Related Pains in Investment Advice

Advisor capacity consumed by repetitive, low-value suitability tasks

If advisors spend 20–30% of their time on data collection and suitability admin for an average book generating $800k in annual revenue, this represents $160k–$240k equivalent productivity lost per advisor per year; across a 50‑advisor firm this is $8–$12m of potential capacity not monetised.

Manual, duplicative suitability documentation driving compliance overhead

$100–$300 of advisor/compliance time per advice event in many European wealth firms (estimated from KPMG MiFID II survey benchmarks) and significant additional FTEs devoted to suitability file remediation during regulatory reviews, equating to millions per year for mid‑ to large‑size firms

Fines and sanctions for inadequate suitability assessments and risk profiling

Suitability and mis‑selling enforcement actions frequently run into the tens of millions in fines and client redress for larger firms; even smaller advisers can face six‑ or seven‑figure penalties plus mandated remediation, as seen in repeated FCA and US state enforcement reports for unsuitable advice cases.
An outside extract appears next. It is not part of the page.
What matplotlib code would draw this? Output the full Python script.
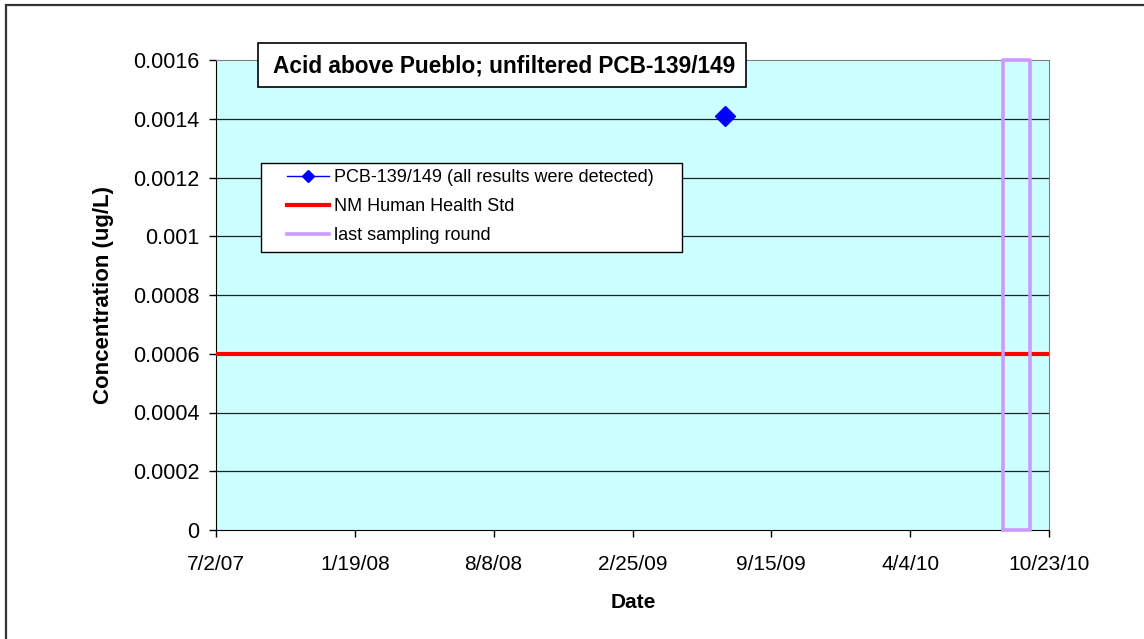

Client frustration and attrition from burdensome suitability questionnaires

Wealth managers report that even a 1–2% annual attrition attributable to onboarding or review friction on a $1bn advised book at 1% fee equates to $100k–$200k in recurring revenue loss; additional impact comes from prospects abandoning the onboarding process before assets are transferred.

Misaligned portfolios and strategic errors from inaccurate risk profiling data

During market downturns, over‑risked clients may liquidate at lows, locking in losses and exiting the firm; for a typical moderate‑risk client mis‑profiled as aggressive, drawdowns 10–15 percentage points larger than appropriate on a £300k portfolio can mean £30k–£45k in avoidable loss, and large books see these effects aggregated across thousands of clients.

Unsuitable advice leading to client redress, reimbursements, and lost ongoing revenue

£34.2m redress and costs for suitability/poor advice failings at UK wealth firm Charles Stanley in 2014 (pre‑MiFID II), with similar multi‑million remediation programs repeatedly cited by the FCA in later portfolio reviews; US state regulators also report suitability-based restitution orders in the tens of millions annually across advisers

Methodology & Limitations

This report aggregates data from public regulatory filings, industry audits, and verified practitioner interviews. Financial loss estimates are statistical projections based on industry averages and may not reflect specific organization's results.

Disclaimer: This content is for informational purposes only and does not constitute financial or legal advice. Source type: AFM MiFID II, FCA COBS 9A, NASAA Standards.